◆ **AIM OF THE EXERCISE**
Repeat all of the material below exactly as written, images excluded.

Records with drawing code
* * *
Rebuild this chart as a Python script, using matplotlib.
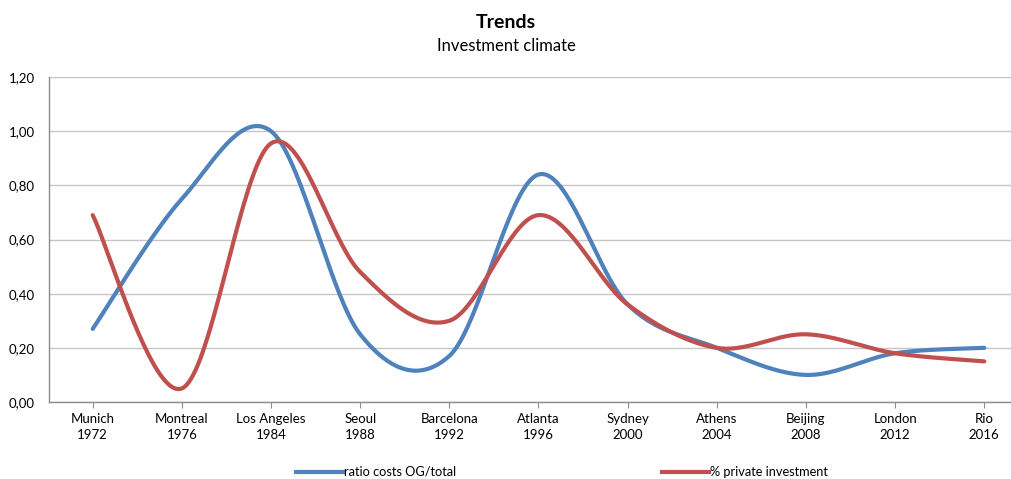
import numpy as np
import matplotlib
matplotlib.use("Agg")
import matplotlib.pyplot as plt
from matplotlib.lines import Line2D
from matplotlib.ticker import FuncFormatter

cities = ["Munich", "Montreal", "Los Angeles", "Seoul", "Barcelona", "Atlanta",
          "Sydney", "Athens", "Beijing", "London", "Rio"]
years = ["1972", "1976", "1984", "1988", "1992", "1996",
         "2000", "2004", "2008", "2012", "2016"]
ratio_costs = [0.27, 0.75, 1.00, 0.25, 0.17, 0.84, 0.36, 0.20, 0.10, 0.18, 0.20]
private_inv = [0.69, 0.05, 0.955, 0.48, 0.30, 0.69, 0.36, 0.20, 0.25, 0.18, 0.15]

BLUE = "#4F81BD"
RED = "#C0504D"
FONT = "Lato"


def smooth(y, steps=40):
    # Excel-like smoothed line: cubic Bezier between points, Catmull-Rom control points
    y = np.asarray(y, dtype=float)
    x = np.arange(len(y), dtype=float)
    pts = np.column_stack([x, y])
    out = []
    n = len(pts)
    t = np.linspace(0, 1, steps)
    for i in range(n - 1):
        p0 = pts[i - 1] if i > 0 else pts[i]
        p1 = pts[i]
        p2 = pts[i + 1]
        p3 = pts[i + 2] if i + 2 < n else pts[i + 1]
        c1 = p1 + (p2 - p0) / 6.0
        c2 = p2 - (p3 - p1) / 6.0
        seg = ((1 - t) ** 3)[:, None] * p1 + (3 * (1 - t) ** 2 * t)[:, None] * c1 \
            + (3 * (1 - t) * t ** 2)[:, None] * c2 + (t ** 3)[:, None] * p2
        out.append(seg if i == 0 else seg[1:])
    seg = np.vstack(out)
    return seg[:, 0], seg[:, 1]


W, H = 1012, 479
fig = plt.figure(figsize=(W / 100, H / 100), dpi=100)
left, right, top, bottom = 49, 1028, 77, 402
ax = fig.add_axes([left / W, 1 - bottom / H, (right - left) / W, (bottom - top) / H])

for vals, col in [(ratio_costs, BLUE), (private_inv, RED)]:
    sx, sy = smooth(vals)
    ax.plot(sx, sy, color=col, lw=3.0, solid_capstyle="round", zorder=3)

ax.set_xlim(-0.49, 10.49)
ax.set_ylim(0, 1.2)
ax.set_yticks(np.arange(0, 1.21, 0.2))
ax.yaxis.set_major_formatter(FuncFormatter(lambda v, p: f"{v:.2f}".replace(".", ",")))
ax.set_xticks(range(len(cities)))
ax.set_xticklabels([f"{c}\n{y}" for c, y in zip(cities, years)],
                   fontsize=9.5, family=FONT, linespacing=1.35)
for lab in ax.get_yticklabels():
    lab.set_family(FONT)
    lab.set_fontsize(9.5)

ax.grid(axis="y", color="#C6C6C6", lw=1.0)
ax.set_axisbelow(True)
for s in ["top", "right"]:
    ax.spines[s].set_visible(False)
for s in ["left", "bottom"]:
    ax.spines[s].set_color("#8C8C8C")
    ax.spines[s].set_linewidth(1.0)
ax.tick_params(axis="x", length=4, color="#8C8C8C", pad=4, colors="#000000")
ax.tick_params(axis="y", length=0, pad=10)

fig.text(0.5, 1 - 22 / H, "Trends", ha="center", va="center",
         fontsize=14, fontweight="bold", family=FONT)
fig.text(0.5, 1 - 46 / H, "Investment climate", ha="center", va="center",
         fontsize=12, family=FONT)

for label, col, x0 in [("ratio costs OG/total", BLUE, 296), ("% private investment", RED, 662)]:
    h = Line2D([], [], color=col, lw=3.0)
    fig.legend(handles=[h], labels=[label], loc="center left",
               bbox_to_anchor=(x0 / W, 1 - 472 / H), frameon=False,
               borderpad=0, borderaxespad=0, handlelength=3.7, handletextpad=0.05,
               prop={"family": FONT, "size": 9.2})

fig.savefig("out.png", dpi=100)
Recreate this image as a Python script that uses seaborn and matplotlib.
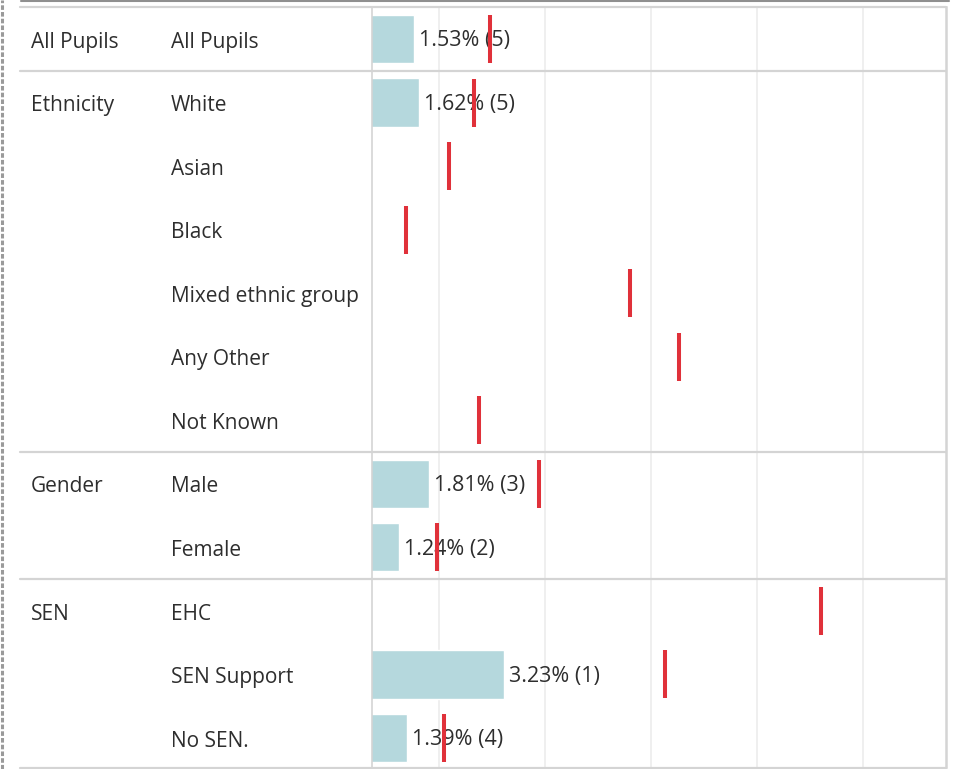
* * *
◆ **TASK RESPONSE**
Rebuild this chart as a Python script, using matplotlib.
import numpy as np
import matplotlib
matplotlib.use("Agg")
import matplotlib.pyplot as plt
from matplotlib.lines import Line2D
from matplotlib.ticker import FuncFormatter

cities = ["Munich", "Montreal", "Los Angeles", "Seoul", "Barcelona", "Atlanta",
          "Sydney", "Athens", "Beijing", "London", "Rio"]
years = ["1972", "1976", "1984", "1988", "1992", "1996",
         "2000", "2004", "2008", "2012", "2016"]
ratio_costs = [0.27, 0.75, 1.00, 0.25, 0.17, 0.84, 0.36, 0.20, 0.10, 0.18, 0.20]
private_inv = [0.69, 0.05, 0.955, 0.48, 0.30, 0.69, 0.36, 0.20, 0.25, 0.18, 0.15]

BLUE = "#4F81BD"
RED = "#C0504D"
FONT = "Lato"


def smooth(y, steps=40):
    # Excel-like smoothed line: cubic Bezier between points, Catmull-Rom control points
    y = np.asarray(y, dtype=float)
    x = np.arange(len(y), dtype=float)
    pts = np.column_stack([x, y])
    out = []
    n = len(pts)
    t = np.linspace(0, 1, steps)
    for i in range(n - 1):
        p0 = pts[i - 1] if i > 0 else pts[i]
        p1 = pts[i]
        p2 = pts[i + 1]
        p3 = pts[i + 2] if i + 2 < n else pts[i + 1]
        c1 = p1 + (p2 - p0) / 6.0
        c2 = p2 - (p3 - p1) / 6.0
        seg = ((1 - t) ** 3)[:, None] * p1 + (3 * (1 - t) ** 2 * t)[:, None] * c1 \
            + (3 * (1 - t) * t ** 2)[:, None] * c2 + (t ** 3)[:, None] * p2
        out.append(seg if i == 0 else seg[1:])
    seg = np.vstack(out)
    return seg[:, 0], seg[:, 1]


W, H = 1012, 479
fig = plt.figure(figsize=(W / 100, H / 100), dpi=100)
left, right, top, bottom = 49, 1028, 77, 402
ax = fig.add_axes([left / W, 1 - bottom / H, (right - left) / W, (bottom - top) / H])

for vals, col in [(ratio_costs, BLUE), (private_inv, RED)]:
    sx, sy = smooth(vals)
    ax.plot(sx, sy, color=col, lw=3.0, solid_capstyle="round", zorder=3)

ax.set_xlim(-0.49, 10.49)
ax.set_ylim(0, 1.2)
ax.set_yticks(np.arange(0, 1.21, 0.2))
ax.yaxis.set_major_formatter(FuncFormatter(lambda v, p: f"{v:.2f}".replace(".", ",")))
ax.set_xticks(range(len(cities)))
ax.set_xticklabels([f"{c}\n{y}" for c, y in zip(cities, years)],
                   fontsize=9.5, family=FONT, linespacing=1.35)
for lab in ax.get_yticklabels():
    lab.set_family(FONT)
    lab.set_fontsize(9.5)

ax.grid(axis="y", color="#C6C6C6", lw=1.0)
ax.set_axisbelow(True)
for s in ["top", "right"]:
    ax.spines[s].set_visible(False)
for s in ["left", "bottom"]:
    ax.spines[s].set_color("#8C8C8C")
    ax.spines[s].set_linewidth(1.0)
ax.tick_params(axis="x", length=4, color="#8C8C8C", pad=4, colors="#000000")
ax.tick_params(axis="y", length=0, pad=10)

fig.text(0.5, 1 - 22 / H, "Trends", ha="center", va="center",
         fontsize=14, fontweight="bold", family=FONT)
fig.text(0.5, 1 - 46 / H, "Investment climate", ha="center", va="center",
         fontsize=12, family=FONT)

for label, col, x0 in [("ratio costs OG/total", BLUE, 296), ("% private investment", RED, 662)]:
    h = Line2D([], [], color=col, lw=3.0)
    fig.legend(handles=[h], labels=[label], loc="center left",
               bbox_to_anchor=(x0 / W, 1 - 472 / H), frameon=False,
               borderpad=0, borderaxespad=0, handlelength=3.7, handletextpad=0.05,
               prop={"family": FONT, "size": 9.2})

fig.savefig("out.png", dpi=100)
Recreate this image as a Python script that uses seaborn and matplotlib.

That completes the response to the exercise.